Wednesday, May 14, 2014

One More Kiss

This one's not to be.

I knew you for a minute...

Your heart just wasn't in it any more.
 

McCartney Paintings

Just now found and ordered this for $6 -- hardcover! A book from a small 2000 gallery show in Germany. I'm curious as to how this will turn out...
 
 


Paul Kick

For the past couple of months, I've been on a Beatles-related book kick. Books that I've bought:

Mark Lewisohn's new bio, "The Beatles: All These Years" vol. 1
Hunter Davies official bio from '68 (had only read once from library)
Peter Doggett's 2009 "You Never Give Me Your Money: The Beatles After the Breakup"
A replacement for my 2nd-ever and all-time favorite Beatles book, Nicholas Schaffner's "The Beatles Forever," which was falling apart
1997 Paul bio by Barry Miles "Many Years From Now"
Fred Seaman's "The Last Days of John Lennon"
A replacement for Albert Goldman's "The Lives of John Lennon," which I once owned but had since sold
Plus another Paul bio that I've forgotten the name of and haven't received yet.
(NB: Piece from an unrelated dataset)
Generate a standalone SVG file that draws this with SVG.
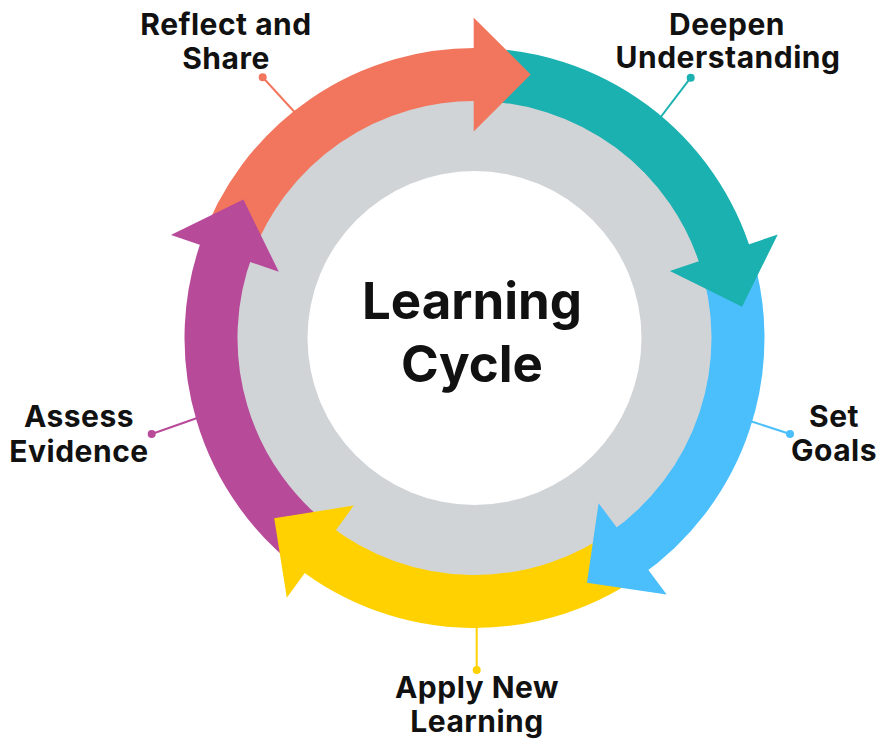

Of these, I've now read Lewisohn's (rather coldly scholarly and in-depth but not "magical" and love-inspiring like Schaffner's), Doggett's (dull, mainly about legal/money wrangling -- will most likely re-sell), Seaman's (lots of info I didn't know, but...highly depressing; despite John's public spin on his last 5 years, I found myself thinking, "Take Paul's calls! Please! Get yourself out of this horrible, mind-numbing rut where you're not interacting creatively with anyone!").

What I'm, by far, enjoying the most is the Paul bio by Miles. It's considered an "official" bio and his interviews with Paul are interspersed throughout -- in fact, probably half of the text is direct and lengthy quotations from Paul, including in-depth details of his composition of his songs, their inspiration, etc. (Similar to what Lennon did before his death in the Playboy interviews, later published as a book.) The Miles bio is over 600 pages and I'm currently only on p. 172, but I've already started underlining and flagging the most interesting passages -- it's THAT good! (If a book is just "mildly interesting" or "blah" to me, I just sit there and read it... If it's GOOD, though, I start getting inspired by stuff and wanting to remember where to re-find passages in the future.)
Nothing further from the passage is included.